CheatersYou found out your man is cheating. What started out as a suspicion gnawing at your stomach is now a reality bolder than a cheap pastel Easter suit. 

Then you stumble across a picture of the intrusive trollop — or worse, see the chick in person — and you think what in the blazin’ frumpy hell?! Did I really get played for that?!

Happened to my best friend, who is certifiably adorable. Not just because she’s my bestie, but because she’s apparently physically pleasing to the average male eye. Still, that didn’t stop her then-fiance from wrecking their whole relationship with a woman who looked like she rolled out of bed, rolled on the ground, rolled through a hostile beehive, and then rolled in the hay with Keisha’s man.

To top it all off, she had the nastiest attitude ever saddled on one human being and an obnoxiously missing molar on the right side of her mouth. The heck? 


I’m sure it’s the same feeling Princess Di had when Charles stepped out with Camilla Parker Bowles and the sentiment shared by Shaunie O’Neal when Shaq ran through his stable of uncomely side chicks before settling on reality show reject Hoopz.

If your man is going to jeopardize your entire love affair, disrupt your household, and reduce your memories to bitterly sliced-up garments, mementos, and pictures, he could at least have the decency to do so because he scored himself a Rihanna or a Rachel McAdams.

Let’s get all of the niceties out of the way. Yes, there’s somebody for everybody. Yes, everyone is someone beautiful to somebody out there. But this a petty blog post that lets women who have been done dirty make snide remarks about their ex’s selection in substandard replacement chicks and poke fun at the homely heffas, not an online self-help group. Besides, if you haven’t stolen someone’s man, you shouldn’t take it personal anyway.

That being said, guys will insist that cheating has less to do with how physically irresistible the woman on the side is and more about the need she’s fulfilling that main girlfriend can’t or won’t. (Even The Boyfriend dared to cosign this idea, which proves he really does have a steel set given the highly sensitive nature of the subject and my ability to hold a grudge for a really, really long time.)

In the land of logical checks and balances, it would make sense if your man poo pooed on your commitment because a breathtaking babe built like the human number eight paid him some attention. Heck, the offense might even seem somewhat forgivable. But Pigeon-Toed Paula from the accounting department at his office? Now that hurts. What could that no-frills gal possibly bring to your man’s table that you couldn’t?

With the 80/20 rule in play, there are as many answers as there are homewreckin’ hoochies in the world. (And with the march of reality TV starlets still beating strong, we’re ever-dismayed to know just how many that is.) Knowing that despite your best, all-in effort, only 80 percent of your dude’s needs are going to be satisfied makes that 20 percent deficient seem like a chasm as wide as Louis Farrakhan’s part.

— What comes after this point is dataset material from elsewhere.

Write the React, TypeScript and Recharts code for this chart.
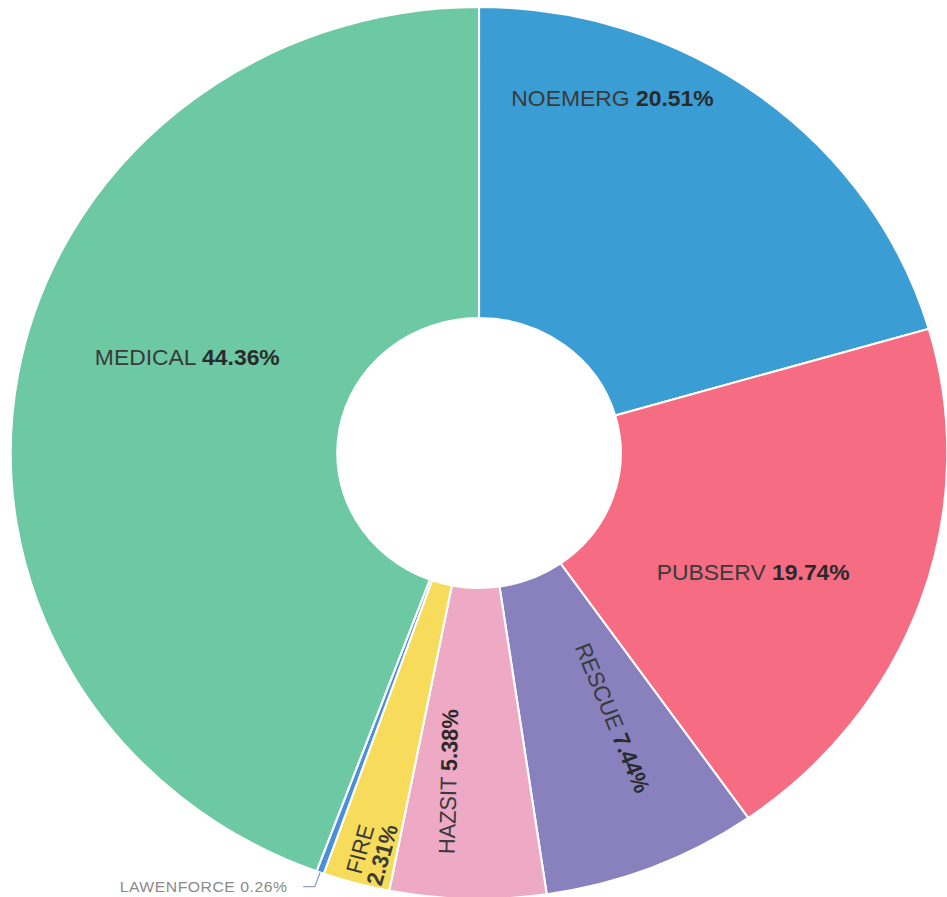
import React from 'react';
import { PieChart, Pie, Cell } from 'recharts';

// ---- data ----
const categories = ['NOEMERG', 'PUBSERV', 'RESCUE', 'HAZSIT', 'FIRE', 'LAWENFORCE', 'MEDICAL'];
const shares = [20.51, 19.74, 7.44, 5.38, 2.31, 0.26, 44.36];
const colors = ['#3A9ED4', '#F66C82', '#8980BE', '#EEAAC5', '#F6DC5A', '#4A90D9', '#6DC9A4'];

const data = categories.map((name, i) => ({ name, value: shares[i] }));

// ---- label placement (polar offsets from the pie centre) ----
type Placement = { angle: number; r: number; radial: boolean; split?: boolean };
const labelPlacement: Record<string, Placement> = {
  NOEMERG: { angle: 70.3, r: 377, radial: false },
  PUBSERV: { angle: -24.5, r: 287, radial: false },
  RESCUE: { angle: -64.3, r: 294, radial: true },
  HAZSIT: { angle: -95.1, r: 330, radial: true },
  FIRE: { angle: -104.3, r: 412, radial: true, split: true },
  MEDICAL: { angle: 160.9, r: 294, radial: false },
};

const RAD = Math.PI / 180;
const polar = (cx: number, cy: number, r: number, a: number) => ({
  x: cx + r * Math.cos(a * RAD),
  y: cy - r * Math.sin(a * RAD),
});

const FONT = '"Liberation Sans", Arial, Helvetica, sans-serif';
const LABEL_SIZE = 21.8;

function renderLabel(props: any) {
  const { cx, cy, outerRadius, midAngle, index } = props;
  const name = categories[index];
  const pct = shares[index].toFixed(2) + '%';
  if (name === 'LAWENFORCE') {
    const p2 = polar(cx, cy, outerRadius + 15, midAngle);
    return (
      <text
        key={`lbl-${index}`}
        x={p2.x - 26}
        y={p2.y}
        dy="0.35em"
        textAnchor="end"
        fontSize={15}
        fontFamily={FONT}
        fill="#8a8a8a"
        letterSpacing={0.5}
      >
        {name + ' ' + pct}
      </text>
    );
  }
  const pl = labelPlacement[name];
  const p = polar(cx, cy, pl.r, pl.angle);
  let rot = 0;
  if (pl.radial) {
    rot = -midAngle;
    while (rot > 90) rot -= 180;
    while (rot <= -90) rot += 180;
  }
  if (pl.split) {
    return (
      <text
        key={`lbl-${index}`}
        x={p.x}
        y={p.y}
        textAnchor="middle"
        fontSize={LABEL_SIZE}
        fontFamily={FONT}
        fill="#3a3a3a"
        transform={`rotate(${rot} ${p.x} ${p.y})`}
      >
        <tspan x={p.x} dy="-0.2em">{name}</tspan>
        <tspan x={p.x} dy="1.0em" fontWeight="bold">{pct}</tspan>
      </text>
    );
  }
  return (
    <text
      key={`lbl-${index}`}
      x={p.x}
      y={p.y}
      dy="0.36em"
      textAnchor="middle"
      fontSize={LABEL_SIZE}
      fontFamily={FONT}
      fill="#3a3a3a"
      transform={`rotate(${rot} ${p.x} ${p.y})`}
    >
      <tspan>{name} </tspan>
      <tspan fontWeight="bold" fill="#2a2a2a">{pct}</tspan>
    </text>
  );
}

function renderLabelLine(props: any) {
  const { cx, cy, outerRadius, midAngle, index } = props;
  if (categories[index] !== 'LAWENFORCE') return <g key={`ll-${index}`} />;
  const p1 = polar(cx, cy, outerRadius, midAngle);
  const p2 = polar(cx, cy, outerRadius + 15, midAngle);
  return (
    <path
      key={`ll-${index}`}
      d={`M${p1.x},${p1.y}L${p2.x},${p2.y}L${p2.x - 11},${p2.y}`}
      stroke="#8fa3bf"
      strokeWidth={1.3}
      fill="none"
    />
  );
}

export default function App() {
  return (
    <div
      style={{
        position: 'absolute',
        left: 0,
        top: 0,
        width: 947,
        height: 897,
        overflow: 'hidden',
        background: '#fff',
      }}
    >
      <div style={{ transform: 'scaleX(1.05)', transformOrigin: '0 0', width: 902, height: 897 }}>
        <PieChart width={902} height={897} margin={{ top: 0, right: 0, bottom: 0, left: 0 }}>
          <Pie
            data={data}
            dataKey="value"
            nameKey="name"
            cx={456.2}
            cy={453}
            innerRadius={135}
            outerRadius={446}
            startAngle={90}
            endAngle={-270}
            stroke="#ffffff"
            strokeWidth={2}
            label={renderLabel}
            labelLine={renderLabelLine}
            isAnimationActive={false}
          >
            {data.map((d, i) => (
              <Cell key={d.name} fill={colors[i]} />
            ))}
          </Pie>
        </PieChart>
      </div>
    </div>
  );
}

In the end, does it really matter how the woman who can come between you and your main squeeze looks? Not at all. But it sure makes for plenty of good heckling ammunition when you and your gaggle of girlfriends get hold of the information.

So beautiful ones, you know as well as I do that 1) a guy who takes his 20 percent out to market doesn’t deserve your time or tears in the first place and 2) the other woman who didn’t realize she was indeed the other woman should get a pass from any harassment about her physical shortcomings, especially when measured against someone as fabulous as yourself.

But if said side chick was a willing participant, fully knowledgeable about you and your role as his woman/wife/girlfriend/lady, then feel free to be as ridiculously petty as Mother Nature made her homely. It ain’t about maturity — it’s about comedy. And nothing heals like a good, hearty laugh. Especially at a cheater’s expense.

What’s worse: finding out your guy cheated with a drop-dead gorgeous model-type or learning that he forged an affair with the poster girl for frumpiness?